Huan Wen entered the capital the next month with an edict which he claimed was from Empress Dowager Chu. He then forced Emperor Fei to abdicate and replaced him with Sima Yu, whom Huan Wen had a tight grasp upon during his short reign. Xi Chao became Gentleman-Attendants of the Palace Secretariat.

== Reign of Emperor Jianwen and Emperor Xiaowu ==

=== Reign of Emperor Jianwen ===
Xi Chao held a significant amount of power in the court, acting as Huan Wen's eye to report him the situation in the government. Because of this, many in the court including Xie An feared him. Sima Yu, now Emperor Jianwen of Jin, lamented the Jin dynasty's fate. He once asked Xi Chao if that dynasty would be replaced by that of Huan Wen's, but he assured him that Huan Wen was only doing what was best for the state. As Xi Chao withdrew himself to see his father, the emperor sighed and told him to tell his father that his emperor had failed to protect the state.

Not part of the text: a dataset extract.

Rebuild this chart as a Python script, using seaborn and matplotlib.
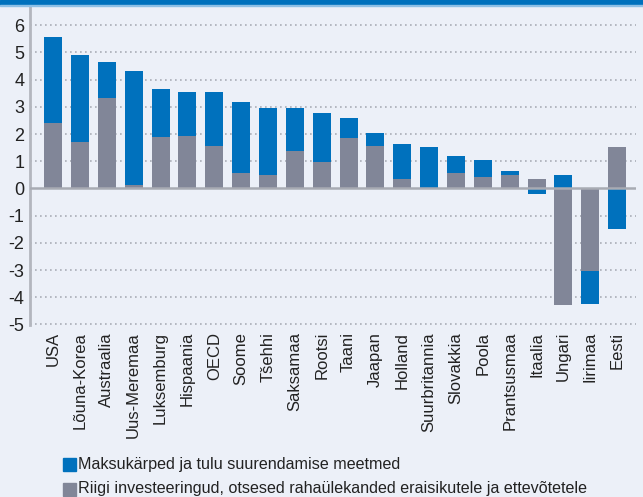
import matplotlib
matplotlib.use("Agg")
import matplotlib.pyplot as plt
from matplotlib import font_manager
from matplotlib.patches import Rectangle
import seaborn as sns
import numpy as np
import pandas as pd

countries = ["USA", "Lõuna-Korea", "Austraalia", "Uus-Meremaa", "Luksemburg",
             "Hispaania", "OECD", "Soome", "Tšehhi", "Saksamaa", "Rootsi", "Taani",
             "Jaapan", "Holland", "Suurbritannia", "Slovakkia", "Poola",
             "Prantsusmaa", "Itaalia", "Ungari", "Iirimaa", "Eesti"]
# Riigi investeeringud, otsesed rahaülekanded
spending = [2.42, 1.69, 3.34, 0.12, 1.88, 1.92, 1.55, 0.55, 0.51, 1.37, 0.99, 1.87,
            1.57, 0.33, 0.0, 0.56, 0.41, 0.48, 0.34, -4.29, -3.05, 1.51]
# Maksukärped ja tulu suurendamise meetmed
tax = [3.16, 3.23, 1.29, 4.18, 1.76, 1.64, 1.98, 2.63, 2.45, 1.59, 1.79, 0.73,
       0.48, 1.29, 1.52, 0.63, 0.63, 0.16, -0.20, 0.49, -1.21, -1.49]
y_ticks = [6, 5, 4, 3, 2, 1, 0, -1, -2, -3, -4, -5]
legend_labels = ["Maksukärped ja tulu suurendamise meetmed",
                 "Riigi investeeringud, otsesed rahaülekanded eraisikutele ja ettevõtetele"]

BLUE = "#0071BD"
GRAY = "#818698"
BG = "#ECF0F8"

sns.set_theme(style="white")
installed = {f.name for f in font_manager.fontManager.ttflist}
base_font = "Liberation Sans" if "Liberation Sans" in installed else "DejaVu Sans"
narrow_font = "Liberation Sans Narrow" if "Liberation Sans Narrow" in installed else base_font
plt.rcParams["font.family"] = [base_font, "DejaVu Sans"]

df = pd.DataFrame({"country": countries, "spending": spending, "tax": tax})
sp = np.array(spending)
tx = np.array(tax)
# tax segment sits on top of spending when both share a sign, otherwise starts at zero
df["tax_bottom"] = np.where(np.sign(sp) == np.sign(tx), sp, 0.0)

fig = plt.figure(figsize=(6.43, 4.97), dpi=100, facecolor=BG)
ax = fig.add_axes([30 / 643, 1 - 325 / 497, 606 / 643, 318 / 497])
ax.set_facecolor(BG)

sns.barplot(data=df, x="country", y="spending", color=GRAY, width=0.67,
            errorbar=None, saturation=1, ax=ax, zorder=3, linewidth=0)
sns.barplot(data=df, x="country", y="tax", bottom=df["tax_bottom"].to_numpy(),
            color=BLUE, width=0.67, errorbar=None, saturation=1, ax=ax, zorder=3,
            linewidth=0)

ax.set_ylim(-5.02, 6.67)
ax.set_xlim(-0.86, len(countries) - 0.3)
ax.set_yticks(y_ticks)
ax.set_yticklabels([str(t) for t in y_ticks], fontsize=13, color="#222222")
ax.set_xticks(range(len(countries)))
ax.set_xticklabels(countries, rotation=90, fontsize=12, color="#222222",
                   va="top", ha="center")
ax.tick_params(axis="both", length=0, pad=4)
ax.tick_params(axis="x", pad=5)
ax.set_xlabel("")
ax.set_ylabel("")

for t in y_ticks:
    if t != 0:
        ax.axhline(t, color="#A9ADB6", lw=1.2, ls=(0, (1, 2.0)), zorder=1)
ax.axhline(0, color="#A8ABB3", lw=1.8, zorder=4)

for s in ["top", "right", "bottom"]:
    ax.spines[s].set_visible(False)
ax.spines["left"].set_color("#B3B6BE")
ax.spines["left"].set_linewidth(2)

# top band
fig.patches.append(Rectangle((0, 1 - 4.5 / 497), 1, 4.5 / 497, transform=fig.transFigure,
                             color="#0071BD", zorder=0))
fig.patches.append(Rectangle((0, 1 - 6 / 497), 1, 1.5 / 497, transform=fig.transFigure,
                             color="#8EC0E6", zorder=0))

# legend
for i, (lab, col) in enumerate(zip(legend_labels, [BLUE, GRAY])):
    yc = 464 + i * 25
    fig.patches.append(Rectangle((63 / 643, 1 - (yc + 6.5) / 497), 13 / 643, 13 / 497,
                                 transform=fig.transFigure, color=col))
    fig.text(78 / 643, 1 - yc / 497, lab, fontsize=11.6, color="#222222",
             va="center", ha="left", family=[narrow_font, "DejaVu Sans"])

fig.savefig("out.png", dpi=100, facecolor=BG)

Meanwhile, the Jin ministers, Xie An and Wang Tanzhi, formed an alliance to prevent too much power from falling into Huan Wen's hands. They often visited Huan Wen and Xi Chao's home to discuss important matters. One time, as Xi Chao and Huan Wen made a list on who to purge from the court, Xie An and Wang Tanzhi came visiting. Huan Wen hid Xi Chao behind his bed curtains but when a gust of wind revealed him, Xie An simply joked, "You can say that he is your 'guest within the curtains (入幕之賓)'!" (Note: This joke refers to Xi Chao's and Huan Wen's relationship, as during their time, a bed curtain was commonly associated with privacy, and any guest who entered it was said to have a very close connection with the host. Thus, a 'guest within the curtain' references friendship. This is also a pun, as the word '幕' ('curtain') was also used in the word "secretariat" (幕僚), which is a position that Xi Chao was holding at the time.)

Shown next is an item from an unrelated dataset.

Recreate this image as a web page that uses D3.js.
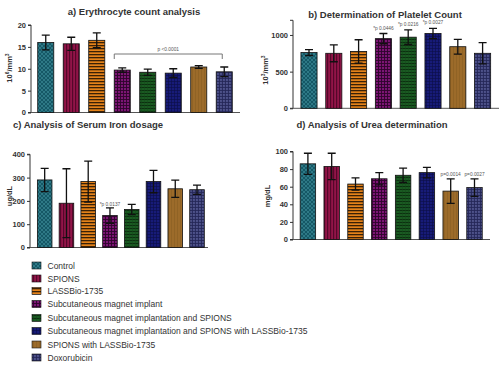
<!DOCTYPE html>
<html><head><meta charset="utf-8">
<script src="https://cdn.jsdelivr.net/npm/d3@7"></script>
<style>body{margin:0;background:#fff}svg{display:block}text{font-family:"Liberation Sans",Arial,sans-serif}</style>
</head><body>
<script>
const groups = ["Control","SPIONS","LASSBio-1735","Subcutaneous magnet implant","Subcutaneous magnet implantation and SPIONS","Subcutaneous magnet implantation and SPIONS with LASSBio-1735","SPIONS with LASSBio-1735","Doxorubicin"];
const erythMean = [16.0,15.7,16.5,9.7,9.2,9.0,10.4,9.3];
const erythErr  = [1.7,1.5,1.7,0.5,0.7,1.0,0.3,1.1];
const plateletMean = [760,750,775,950,970,1020,840,750];
const plateletErr  = [40,115,160,70,100,70,100,145];
const ironMean = [290,190,283,137,163,283,252,248];
const ironErr  = [50,148,88,33,22,48,37,20];
const ureaMean = [86,83,63,69,73,76,55,59];
const ureaErr  = [12,15,7,7,8,6,14,10];
const erythTicks = [0,5,10,15,20];
const plateletTicks = [0,500,1000];
const ironTicks = [0,100,200,300,400];
const ureaTicks = [0,20,40,60,80,100];

const svg = d3.select("body").append("svg").attr("width",500).attr("height",365);
const defs = svg.append("defs");

const pats = [
  {base:"#155866", draw:p=>{p.append("path").attr("d","M0,0L4,4M4,0L0,4").attr("stroke","#3f8e9c").attr("stroke-width",0.6);} , size:4},
  {base:"#921448", draw:p=>{p.append("rect").attr("x",0).attr("y",0).attr("width",1.2).attr("height",3).attr("fill","#55072a");}, size:3},
  {base:"#e4821a", draw:p=>{p.append("rect").attr("x",0).attr("y",0).attr("width",3).attr("height",1.3).attr("fill","#3a2106");}, size:3},
  {base:"#7c1574", draw:p=>{p.append("path").attr("d","M0,0.5H3M0.5,0V3").attr("stroke","#2e052b").attr("stroke-width",0.9);}, size:3},
  {base:"#1a5a22", draw:p=>{p.append("path").attr("d","M0,0.5H3").attr("stroke","#0a2c0e").attr("stroke-width",0.9);p.append("path").attr("d","M0.5,0V3").attr("stroke","#144a1a").attr("stroke-width",0.5);}, size:3},
  {base:"#171b78", draw:p=>{p.append("path").attr("d","M0,0.5H3M0.5,0V3").attr("stroke","#0b0e46").attr("stroke-width",0.6);}, size:3},
  {base:"#9c6b2a", draw:p=>{p.append("path").attr("d","M0.5,0V3").attr("stroke","#845a20").attr("stroke-width",0.5);}, size:3},
  {base:"#464a82", draw:p=>{p.append("path").attr("d","M0,0.5H3M0.5,0V3").attr("stroke","#232656").attr("stroke-width",0.8);p.append("rect").attr("x",1.6).attr("y",1.6).attr("width",0.6).attr("height",0.6).attr("fill","#7c80b8");}, size:3}
];
pats.forEach((d,i)=>{
  const p = defs.append("pattern").attr("id","pat"+i).attr("patternUnits","userSpaceOnUse")
    .attr("width",d.size).attr("height",d.size);
  p.append("rect").attr("width",d.size).attr("height",d.size).attr("fill",d.base);
  d.draw(p);
});

function panel(cfg){
  const g = svg.append("g");
  const x = d3.scaleBand().domain(groups).range(cfg.xr).paddingInner(cfg.pad).paddingOuter(cfg.pad/2);
  const y = d3.scaleLinear().domain(cfg.dom).range(cfg.yr);
  const ya = d3.axisLeft(y).tickValues(cfg.ticks).tickFormat(d3.format("d")).tickSize(3).tickPadding(2);
  const ag = g.append("g").attr("transform",`translate(${cfg.ax},0)`).call(ya);
  ag.select(".domain").attr("stroke","#333").attr("stroke-width",1).attr("d",`M-3,${y(cfg.dom[1])}H0V${y(0)}H-3`);
  ag.selectAll(".tick line").attr("stroke","#333");
  ag.selectAll(".tick text").attr("font-size",7.5).attr("font-weight","bold").attr("fill","#333");
  g.append("line").attr("x1",cfg.ax).attr("x2",cfg.axEnd).attr("y1",y(0)).attr("y2",y(0)).attr("stroke","#555").attr("stroke-width",1);
  const data = groups.map((k,i)=>({k,i,m:cfg.mean[i],e:cfg.err[i]}));
  g.selectAll("rect.bar").data(data).join("rect").attr("class","bar")
    .attr("x",d=>x(d.k)).attr("width",x.bandwidth())
    .attr("y",d=>y(d.m)).attr("height",d=>y(0)-y(d.m))
    .attr("fill",d=>`url(#pat${d.i})`).attr("stroke","#111").attr("stroke-width",0.8);
  const cap = 4;
  data.forEach(d=>{
    const cx = x(d.k)+x.bandwidth()/2;
    g.append("path").attr("d",`M${cx},${y(d.m+d.e)}V${y(Math.max(0,d.m-d.e))}M${cx-cap},${y(d.m+d.e)}H${cx+cap}M${cx-cap},${y(Math.max(0,d.m-d.e))}H${cx+cap}`)
      .attr("stroke","#111").attr("stroke-width",1.3).attr("fill","none");
  });
  g.append("text").attr("x",cfg.tx).attr("y",cfg.ty).attr("text-anchor","middle")
    .attr("font-size",9.5).attr("font-weight","bold").attr("fill","#333").text(cfg.title);
  const yl = g.append("text").attr("transform",`translate(${cfg.lx},${cfg.ly}) rotate(-90)`)
    .attr("text-anchor","middle").attr("font-size",7.5).attr("font-weight","bold").attr("fill","#333");
  cfg.label.forEach(s=>{
    const t = yl.append("tspan").text(s[0]);
    if(s[1]) t.attr("font-size",5).attr("baseline-shift","super");
  });
  (cfg.notes||[]).forEach(n=>{
    const cx = x(groups[n.i])+x.bandwidth()/2;
    g.append("text").attr("x",cx).attr("y",y(cfg.mean[n.i]+cfg.err[n.i])-n.dy).attr("text-anchor","middle")
      .attr("font-size",4.8).attr("fill","#555").text(n.t);
  });
  return {x,y,g};
}

const A = panel({xr:[33,237],pad:0.37,dom:[0,20],yr:[112.5,25],ticks:erythTicks,ax:31,axEnd:240,
  mean:erythMean,err:erythErr,title:"a) Erythrocyte count analysis",tx:134,ty:14.5,
  label:[["10"],["6",1],["/mm"],["3",1]],lx:12,ly:68});
{
  const x=A.x;
  const x1 = x(groups[3])+x.bandwidth()/2-8, x2 = x(groups[7])+x.bandwidth()/2-2;
  const by = 54;
  A.g.append("path").attr("d",`M${x1},${by+5}V${by}H${x2}V${by+5}`).attr("stroke","#777").attr("stroke-width",1).attr("fill","none");
  A.g.append("text").attr("x",(x1+x2)/2).attr("y",by-3).attr("text-anchor","middle").attr("font-size",4.8).attr("fill","#555").text("p <0.0001");
}
panel({xr:[296.6,495],pad:0.35,dom:[0,1200],yr:[108.3,20.3],ticks:plateletTicks,ax:293,axEnd:499,
  mean:plateletMean,err:plateletErr,title:"b) Determination of Platelet Count",tx:385,ty:17.5,
  label:[["10"],["3",1],["/mm"],["3",1]],lx:268,ly:70,
  notes:[{i:3,t:"*p 0.0446",dy:4},{i:4,t:"*p 0.0216",dy:4},{i:5,t:"*p 0.0027",dy:4}]});
panel({xr:[33.8,207.9],pad:0.33,dom:[0,400],yr:[247.5,154.3],ticks:ironTicks,ax:30,axEnd:208,
  mean:ironMean,err:ironErr,title:"c) Analysis of Serum Iron dosage",tx:88,ty:128,
  label:[["ug/dL"]],lx:12,ly:196,
  notes:[{i:3,t:"*p 0.0137",dy:2}]});
panel({xr:[296,486.4],pad:0.35,dom:[0,100],yr:[239.5,151.5],ticks:ureaTicks,ax:293,axEnd:490,
  mean:ureaMean,err:ureaErr,title:"d) Analysis of Urea determination",tx:372,ty:128,
  label:[["mg/dL"]],lx:270,ly:196,
  notes:[{i:6,t:"p=0.0014",dy:3},{i:7,t:"p=0.0027",dy:3}]});

const legY = [265.5,278.5,291,304,318,331,344.5,357.5];
const lg = svg.append("g");
groups.forEach((k,i)=>{
  lg.append("rect").attr("x",32).attr("y",legY[i]-3.5).attr("width",9).attr("height",7)
    .attr("fill",`url(#pat${i})`).attr("stroke","#111").attr("stroke-width",0.6);
  lg.append("text").attr("x",47.5).attr("y",legY[i]+3.1).attr("font-size",8.5).attr("fill","#333").text(k);
});
</script>
</body></html>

=== After Huan Wen's death ===
Emperor Jianwen died just a year into his reign and was replaced by his son Emperor Xiaowu. However, Huan Wen would also die in 373, and Xi Chao found his power greatly diminished because of this. Xi took the role Chief Clerk of the Left of the Minister Over The Masses after Huan's death, but had to leave the government to hold a mourning session for his mother. This allowed Xie An to influence the court during Xi's absence. When he returned from his session, court decided to appoint Xi Chao Cavalier In Regular Attendance, General Who Declares Might and Prefect of Linhai, but he turned them all down.

Despite Huan Wen's family holding two-thirds of the empire, his brother and successor, Huan Chong had no imperial ambitions and stayed loyal to the Jin dynasty. In 375, Xi Chao tried to stop Huan Chong from giving up his power in Yangzhou to Xie An, but Chong persisted.

Xi Chao grew to resent the Xie family, particularly, Xie An and Xie Xuan, for their growing prominence in the state while his father slowly went down the ranks. In 377, the Former Qin state threatened the dynasty and there was no one leading the defense against them, so Xie An nominated his nephew Xie Xuan. When Xi Chao heard this, he unexpectedly accepted this outcome and praised the two Xies. The court was in disbelief as Xie Xuan at this point had never held such an important position. However, Xi Chao defended Xie Xuan by bringing up their time together with Huan Wen, stating that Xie Xuan had proved himself a good eye for talents. Years later, Xi Chao's argument bore fruit as Xie Xuan decisively defeated Qin at the Battle of Fei River in 383, leading to its hasty decline.

=== Death ===
Xi grew ill at the end of 377 and died shortly after. His father Xi Yin was a stalwart Jin loyalist but never knew about his son's schemes with Huan Wen. Before his death, Xi Chao was concerned that his father would be too grief-stricken by his death. He gave one of his students a chest that would stop him from doing so. After he died, Xi Yin was indeed heartbroken by his death and did not eat for days, so the student gave him the chest. In it were the plans that Xi Chao and Huan Wen made to overthrow the dynasty. His grief turned to anger, and he exclaimed, "My son should have died sooner!" Thus, Xi Yin no longer mourned him.

== Literary works ==

=== Calligraphy ===
Xi Chao was one of the distinguished calligraphers of the Eastern Jin period. In fact, five of his family members including Xi Jian were talented in calligraphy, and in the 8th century book about calligraphy, the "Shushu Fu (述書賦)", the writer Dou Ji (竇臮), listed the Xi family with the Xie, Wang and Yu clans as the four families that dominated the art during their time. According to the Liu Song dynasty calligrapher, Wang Sengqian, in his book, "Fashu Kao (法書考)", Xi's works were inferior to the "Two Wangs" (Wang Xizhi and Wang Xianzhi) but superior to that of his father Xi Yin in terms of beauty and compactness. Sengqian's one criticism for Xi Chao was that he lacked strength in his strokes. (Note: Xi Chao's cousin Lady Xi was Wang Xianzhi's ex-wife, per vol.80 of Jin Shu.)

=== Fengfayao ===
Xi Chao was a Taoist but grew infatuated with Buddhism, more specifically through the teachings of Zhu Fatai and Zhidun. He attempted to harmonize the orthodox concepts of Buddhism and Confucianism into one and even wrote a book about it called the Fengfayao'. Due to the lack of translation of Buddhist texts, the Fengfayao contains many common misinterpretations held by most Jin officials and scholars at the time. Regardless, it was one of the most important pieces of Buddhist writing that contributed to its spread in the 4th century.

== Anecdote ==

=== Xi Yin's treasury ===
Xi Yin was a very frugal man and amassed a huge amount of gold in his treasury, but his son was generous and somewhat wasteful. One day, Xi Chao was talking with his father when Chao brought up the topic of his father's their finances. After some pestering, Yin decided to allow his son to use his treasury just for a day, thinking that he would only lose a small portion of the money. However, that day, Xi Chao distributed so much of the gold among his relatives and friends that by the time Xi Yin found out, the treasury was nearly exhausted.